RECORDED DATA ▸
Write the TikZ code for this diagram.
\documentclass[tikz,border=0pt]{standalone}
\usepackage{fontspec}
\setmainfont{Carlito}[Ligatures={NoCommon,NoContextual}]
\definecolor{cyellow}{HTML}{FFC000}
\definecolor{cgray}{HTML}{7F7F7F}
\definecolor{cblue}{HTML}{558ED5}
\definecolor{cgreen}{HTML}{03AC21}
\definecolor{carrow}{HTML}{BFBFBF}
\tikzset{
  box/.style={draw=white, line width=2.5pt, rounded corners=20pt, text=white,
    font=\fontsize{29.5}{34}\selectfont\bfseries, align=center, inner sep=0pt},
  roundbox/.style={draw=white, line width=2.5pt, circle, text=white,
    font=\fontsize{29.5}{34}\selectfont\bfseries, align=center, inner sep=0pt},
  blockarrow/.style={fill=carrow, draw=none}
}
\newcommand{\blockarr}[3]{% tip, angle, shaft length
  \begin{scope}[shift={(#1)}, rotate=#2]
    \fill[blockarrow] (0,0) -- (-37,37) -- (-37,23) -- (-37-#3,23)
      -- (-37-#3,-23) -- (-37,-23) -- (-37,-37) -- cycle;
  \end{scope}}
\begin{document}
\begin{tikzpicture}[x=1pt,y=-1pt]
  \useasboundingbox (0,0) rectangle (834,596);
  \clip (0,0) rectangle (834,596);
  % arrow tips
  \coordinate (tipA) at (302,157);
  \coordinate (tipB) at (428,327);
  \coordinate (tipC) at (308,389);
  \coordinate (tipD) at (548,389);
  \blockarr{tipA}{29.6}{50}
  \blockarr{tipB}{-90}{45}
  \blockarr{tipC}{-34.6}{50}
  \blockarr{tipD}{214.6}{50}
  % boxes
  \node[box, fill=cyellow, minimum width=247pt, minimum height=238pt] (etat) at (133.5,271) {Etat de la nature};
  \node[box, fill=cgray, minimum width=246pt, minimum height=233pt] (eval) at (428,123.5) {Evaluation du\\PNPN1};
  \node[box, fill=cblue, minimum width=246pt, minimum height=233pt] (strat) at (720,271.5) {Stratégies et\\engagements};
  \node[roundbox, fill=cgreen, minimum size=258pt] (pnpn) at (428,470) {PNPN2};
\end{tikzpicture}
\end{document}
---
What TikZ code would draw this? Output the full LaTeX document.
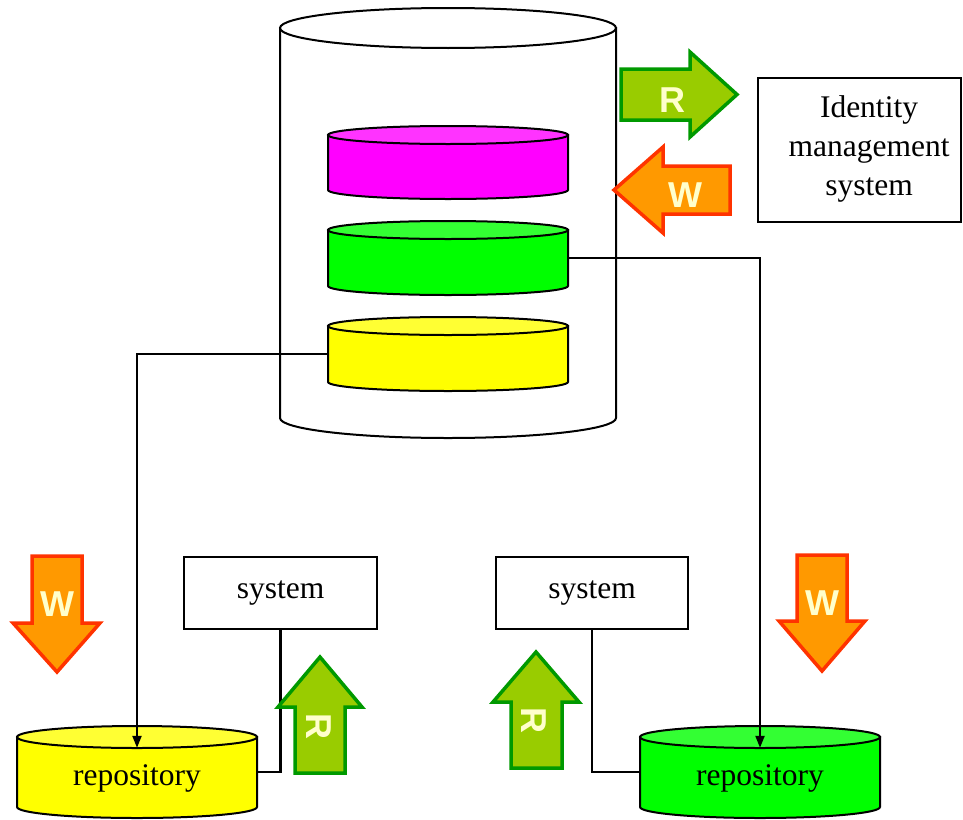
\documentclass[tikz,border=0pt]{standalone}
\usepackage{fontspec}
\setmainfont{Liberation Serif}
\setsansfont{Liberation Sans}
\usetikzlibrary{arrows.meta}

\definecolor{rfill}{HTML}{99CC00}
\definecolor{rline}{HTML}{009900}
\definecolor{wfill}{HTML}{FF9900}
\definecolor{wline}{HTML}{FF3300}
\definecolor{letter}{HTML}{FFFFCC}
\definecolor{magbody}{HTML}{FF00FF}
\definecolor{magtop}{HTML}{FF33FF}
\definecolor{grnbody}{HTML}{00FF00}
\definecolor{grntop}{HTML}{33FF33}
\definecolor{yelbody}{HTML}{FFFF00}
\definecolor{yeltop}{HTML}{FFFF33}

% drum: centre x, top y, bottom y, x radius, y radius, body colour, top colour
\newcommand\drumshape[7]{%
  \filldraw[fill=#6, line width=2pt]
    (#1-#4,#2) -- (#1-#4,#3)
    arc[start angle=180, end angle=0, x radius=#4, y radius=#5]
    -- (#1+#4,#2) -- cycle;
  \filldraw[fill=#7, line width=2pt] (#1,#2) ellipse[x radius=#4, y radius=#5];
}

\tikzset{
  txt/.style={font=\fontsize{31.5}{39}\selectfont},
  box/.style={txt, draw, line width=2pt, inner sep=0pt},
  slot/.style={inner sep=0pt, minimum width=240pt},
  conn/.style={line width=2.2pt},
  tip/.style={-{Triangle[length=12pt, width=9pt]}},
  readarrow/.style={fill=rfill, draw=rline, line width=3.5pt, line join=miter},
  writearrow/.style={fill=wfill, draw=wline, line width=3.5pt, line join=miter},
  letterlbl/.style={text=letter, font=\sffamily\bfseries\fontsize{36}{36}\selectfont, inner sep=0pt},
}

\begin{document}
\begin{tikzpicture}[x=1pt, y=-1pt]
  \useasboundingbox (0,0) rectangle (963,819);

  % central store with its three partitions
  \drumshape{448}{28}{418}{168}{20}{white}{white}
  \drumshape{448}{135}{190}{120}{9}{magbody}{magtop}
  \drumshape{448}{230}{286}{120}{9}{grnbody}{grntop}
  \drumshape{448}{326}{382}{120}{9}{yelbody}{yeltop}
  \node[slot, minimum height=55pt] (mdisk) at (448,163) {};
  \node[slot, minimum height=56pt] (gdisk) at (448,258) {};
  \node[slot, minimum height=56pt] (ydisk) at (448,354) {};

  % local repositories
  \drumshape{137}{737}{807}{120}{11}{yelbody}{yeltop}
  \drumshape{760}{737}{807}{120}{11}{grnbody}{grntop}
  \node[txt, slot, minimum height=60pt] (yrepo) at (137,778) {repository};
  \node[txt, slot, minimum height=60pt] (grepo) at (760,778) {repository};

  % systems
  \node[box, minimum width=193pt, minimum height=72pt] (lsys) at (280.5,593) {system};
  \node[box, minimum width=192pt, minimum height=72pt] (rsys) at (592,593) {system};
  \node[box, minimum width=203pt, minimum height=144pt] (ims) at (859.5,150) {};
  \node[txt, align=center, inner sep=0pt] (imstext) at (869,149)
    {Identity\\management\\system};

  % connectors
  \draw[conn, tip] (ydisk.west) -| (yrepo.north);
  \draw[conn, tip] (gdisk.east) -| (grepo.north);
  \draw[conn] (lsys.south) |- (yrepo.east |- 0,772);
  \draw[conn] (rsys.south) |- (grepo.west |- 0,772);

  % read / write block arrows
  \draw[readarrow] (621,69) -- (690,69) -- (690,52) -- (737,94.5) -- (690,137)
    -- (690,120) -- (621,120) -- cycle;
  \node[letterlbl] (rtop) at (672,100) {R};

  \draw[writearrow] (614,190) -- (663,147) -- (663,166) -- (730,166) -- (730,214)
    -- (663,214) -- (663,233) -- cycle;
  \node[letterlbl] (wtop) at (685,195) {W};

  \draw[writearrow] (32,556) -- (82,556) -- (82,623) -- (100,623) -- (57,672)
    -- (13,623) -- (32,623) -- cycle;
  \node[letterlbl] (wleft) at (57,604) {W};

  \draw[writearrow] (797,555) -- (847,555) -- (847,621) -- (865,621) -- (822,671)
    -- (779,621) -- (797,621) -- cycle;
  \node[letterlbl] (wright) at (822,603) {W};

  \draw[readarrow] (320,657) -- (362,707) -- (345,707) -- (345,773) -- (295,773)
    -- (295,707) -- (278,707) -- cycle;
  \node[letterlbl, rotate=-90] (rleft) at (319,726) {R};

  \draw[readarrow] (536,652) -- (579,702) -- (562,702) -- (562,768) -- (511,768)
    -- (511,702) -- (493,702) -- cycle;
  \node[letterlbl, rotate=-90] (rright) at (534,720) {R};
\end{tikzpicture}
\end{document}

WHAT THE EXERCISE ASKS ▸
Scan the entries above. Copy each line that has the string "code".

EXERCISE RESULT ▸
Write the TikZ code for this diagram.
What TikZ code would draw this? Output the full LaTeX document.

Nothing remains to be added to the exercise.